Here is some love for all of you Catholics out there:

From the Federation aka IFFF

I am sure God doesn’t play favorites…but if he did…fly fishers would be at the top of the list.  Clearly we get to experience a purity in creation that few others do.  Even when we make a huge mess of it we still get to return to the waters again.  Yes, occasionally we, as a group, disrupt the sanctuary of the river with a few too many river sodas, or some rowdy and loud conversation but that is part of the beauty of it all.  The river welcomes us, as we are, and its bounty is available to anyone who knows how to fly fish and maybe a handful of others.  The subject of this post is a Sister with a fly rod whose self described start in the sport clearly defines her as a Fly Fishing Junkie.  Sister if you read this, that is a compliment.

Sister Carol Anne Corley from Hot Springs, Arkansas is a teacher St. John’s Catholic Elementary.  She is also a member of the International Federation of Fly Fishers and within the IFFF she is on the Fly Tiers Group Board of Governors.  Here is her BIO.

At St. John’s she teaches Fly Tying as part of the art curriculum.  Far surpassing Luke’s efforts to incorporate fly tying in his classroom.

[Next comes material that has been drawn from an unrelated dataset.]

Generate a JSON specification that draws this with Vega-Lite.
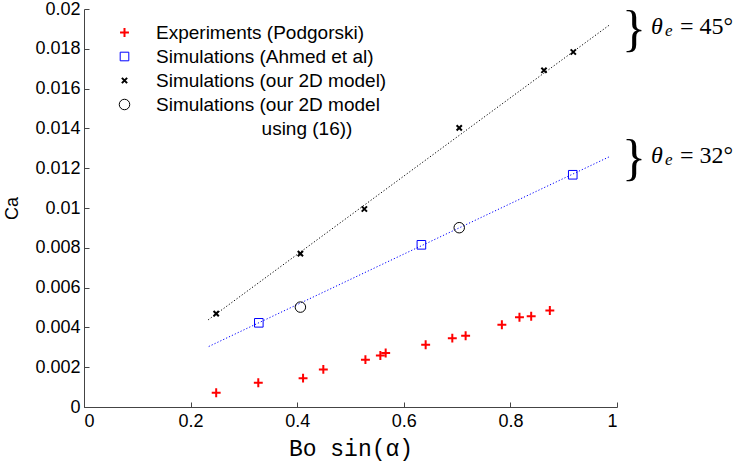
{
  "$schema": "https://vega.github.io/schema/vega-lite/v6.json",
  "width": 533,
  "height": 398,
  "autosize": {"type": "none"},
  "padding": {"left": 84, "top": 9, "right": 122, "bottom": 54},
  "background": "white",
  "config": {
    "view": {"stroke": null},
    "font": "Liberation Sans",
    "axis": {
      "grid": false,
      "domainColor": "#444",
      "tickColor": "#444",
      "tickSize": -5,
      "labelFont": "Liberation Sans",
      "labelFontSize": 18,
      "labelColor": "#000",
      "titleColor": "#000",
      "titleFontWeight": "normal"
    }
  },
  "datasets": {
    "points": [
      {"x": 0.248, "ca": 0.00072, "series": "Experiments (Podgorski)"},
      {"x": 0.327, "ca": 0.00122, "series": "Experiments (Podgorski)"},
      {"x": 0.411, "ca": 0.00145, "series": "Experiments (Podgorski)"},
      {"x": 0.449, "ca": 0.00189, "series": "Experiments (Podgorski)"},
      {"x": 0.528, "ca": 0.00238, "series": "Experiments (Podgorski)"},
      {"x": 0.556, "ca": 0.00259, "series": "Experiments (Podgorski)"},
      {"x": 0.566, "ca": 0.00271, "series": "Experiments (Podgorski)"},
      {"x": 0.641, "ca": 0.00313, "series": "Experiments (Podgorski)"},
      {"x": 0.691, "ca": 0.00346, "series": "Experiments (Podgorski)"},
      {"x": 0.716, "ca": 0.00358, "series": "Experiments (Podgorski)"},
      {"x": 0.784, "ca": 0.00413, "series": "Experiments (Podgorski)"},
      {"x": 0.817, "ca": 0.00451, "series": "Experiments (Podgorski)"},
      {"x": 0.839, "ca": 0.00456, "series": "Experiments (Podgorski)"},
      {"x": 0.874, "ca": 0.00485, "series": "Experiments (Podgorski)"},
      {"x": 0.328, "ca": 0.00423, "series": "Simulations (Ahmed et al)"},
      {"x": 0.633, "ca": 0.00815, "series": "Simulations (Ahmed et al)"},
      {"x": 0.917, "ca": 0.01167, "series": "Simulations (Ahmed et al)"},
      {"x": 0.248, "ca": 0.00469, "series": "Simulations (our 2D model)"},
      {"x": 0.406, "ca": 0.00771, "series": "Simulations (our 2D model)"},
      {"x": 0.526, "ca": 0.00995, "series": "Simulations (our 2D model)"},
      {"x": 0.704, "ca": 0.01403, "series": "Simulations (our 2D model)"},
      {"x": 0.863, "ca": 0.01692, "series": "Simulations (our 2D model)"},
      {"x": 0.918, "ca": 0.01784, "series": "Simulations (our 2D model)"},
      {"x": 0.406, "ca": 0.00502, "series": "Simulations (our 2D model"},
      {"x": 0.704, "ca": 0.00901, "series": "Simulations (our 2D model"}
    ],
    "fits": [
      {"line": "45", "x": 0.233, "ca": 0.00438},
      {"line": "45", "x": 0.985, "ca": 0.01918},
      {"line": "32", "x": 0.234, "ca": 0.00304},
      {"line": "32", "x": 0.986, "ca": 0.01258}
    ],
    "notes": [
      {"x": 1, "ca": 0.01915, "label": "= 45°"},
      {"x": 1, "ca": 0.01265, "label": "= 32°"}
    ]
  },
  "encoding": {
    "x": {
      "field": "x", "type": "quantitative",
      "scale": {"domain": [0, 1], "nice": false, "zero": false},
      "axis": {
        "values": [0, 0.2, 0.4, 0.6, 0.8, 1],
        "format": ".1~f",
        "labelPadding": 10,
        "title": "Bo sin(α)",
        "titleFont": "Liberation Mono",
        "titleFontSize": 23,
        "titlePadding": 7
      }
    },
    "y": {
      "field": "ca", "type": "quantitative",
      "scale": {"domain": [0, 0.02], "nice": false, "zero": false},
      "axis": {
        "values": [0, 0.002, 0.004, 0.006, 0.008, 0.01, 0.012, 0.014, 0.016, 0.018, 0.02],
        "format": ".3~f",
        "labelPadding": 9,
        "title": "Ca",
        "titleFont": "Liberation Sans",
        "titleFontSize": 18,
        "titlePadding": 13
      }
    }
  },
  "layer": [
    {
      "data": {"name": "fits"},
      "transform": [{"filter": "datum.line == '45'"}],
      "mark": {"type": "line", "color": "#000", "strokeWidth": 1, "strokeDash": [1.2, 2]}
    },
    {
      "data": {"name": "fits"},
      "transform": [{"filter": "datum.line == '32'"}],
      "mark": {"type": "line", "color": "#0000ff", "strokeWidth": 1, "strokeDash": [1.2, 2]}
    },
    {
      "data": {"name": "points"},
      "mark": {"type": "point", "filled": false, "opacity": 1, "size": 110},
      "encoding": {
        "color": {
          "field": "series", "type": "nominal",
          "scale": {
            "domain": ["Experiments (Podgorski)", "Simulations (Ahmed et al)", "Simulations (our 2D model)", "Simulations (our 2D model", "using (16))"],
            "range": ["#ff0000", "#0000ff", "#000000", "#000000", "#ffffff"]
          },
          "legend": {
            "orient": "none",
            "legendX": 31,
            "legendY": 14,
            "title": null,
            "padding": 0,
            "rowPadding": 4,
            "symbolSize": 110,
            "labelOffset": 22,
            "labelFont": "Liberation Sans",
            "labelFontSize": 19,
            "labelColor": "#000",
            "labelLimit": 400,
            "labelExpr": "datum.label == 'using (16))' ? '\u200b\u00a0\u00a0\u00a0\u00a0\u00a0\u00a0\u00a0\u00a0\u00a0\u00a0\u00a0\u00a0\u00a0\u00a0\u00a0\u00a0\u00a0\u00a0\u00a0\u00a0using (16))' : datum.label"
          }
        },
        "shape": {
          "field": "series", "type": "nominal",
          "scale": {
            "domain": ["Experiments (Podgorski)", "Simulations (Ahmed et al)", "Simulations (our 2D model)", "Simulations (our 2D model", "using (16))"],
            "range": ["M-0.85,0H0.85M0,-0.85V0.85", "M-0.82,-0.82H0.82V0.82H-0.82Z", "M-0.5,-0.5L0.5,0.5M0.5,-0.5L-0.5,0.5", "circle", "M0,0"]
          }
        },
        "strokeWidth": {
          "field": "series", "type": "nominal",
          "scale": {
            "type": "ordinal",
            "domain": ["Experiments (Podgorski)", "Simulations (Ahmed et al)", "Simulations (our 2D model)", "Simulations (our 2D model", "using (16))"],
            "range": [2, 1, 2, 1, 0]
          }
        }
      }
    },
    {
      "data": {"name": "notes"},
      "mark": {"type": "text", "text": "}", "font": "Liberation Serif", "fontSize": 50, "align": "center", "baseline": "middle", "dx": 17, "dy": 4},
      "encoding": {"x": {"field": "x", "type": "quantitative"}}
    },
    {
      "data": {"name": "notes"},
      "mark": {"type": "text", "text": "θ", "font": "Liberation Serif", "fontStyle": "italic", "fontSize": 24, "align": "left", "baseline": "alphabetic", "dx": 34, "dy": 8},
      "encoding": {"x": {"field": "x", "type": "quantitative"}}
    },
    {
      "data": {"name": "notes"},
      "mark": {"type": "text", "text": "e", "font": "Liberation Serif", "fontStyle": "italic", "fontSize": 17, "align": "left", "baseline": "alphabetic", "dx": 48, "dy": 10},
      "encoding": {"x": {"field": "x", "type": "quantitative"}}
    },
    {
      "data": {"name": "notes"},
      "mark": {"type": "text", "font": "Liberation Serif", "fontSize": 24, "align": "left", "baseline": "alphabetic", "dx": 63, "dy": 8},
      "encoding": {"x": {"field": "x", "type": "quantitative"}, "text": {"field": "label"}}
    }
  ]
}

There is a great article about her on Arkansas Catholic dot ORG.

Here is an Excerpt:

Her resourcefulness has seemingly no bounds — she’s been known to swipe the very tails off roadkill squirrels or produce fuzz by grinding yarn in a coffee grinder. Her coupe de grace, the Resurrection Fly, she created using plastic Easter grass.
Sister Carol Anne, who marked 50 years as a Sister of Mercy in 2013, doesn’t have the knees for standing in the streambed for the eight or 10 hours she used to and it is easy to see how much she misses an afternoon in Arkansas’ Norfolk River. It’s there that the years have revealed the apt metaphor for God moving people into a life of vocation and through them, spreading grace to others.
“(In fly casting) you don’t use your power to move anything; you use the rod’s power to move the line,” she said. “I always tell people, ‘You cannot fly fish in an ugly place or with an ugly disposition.’  Your place must be peaceful and you must be too.”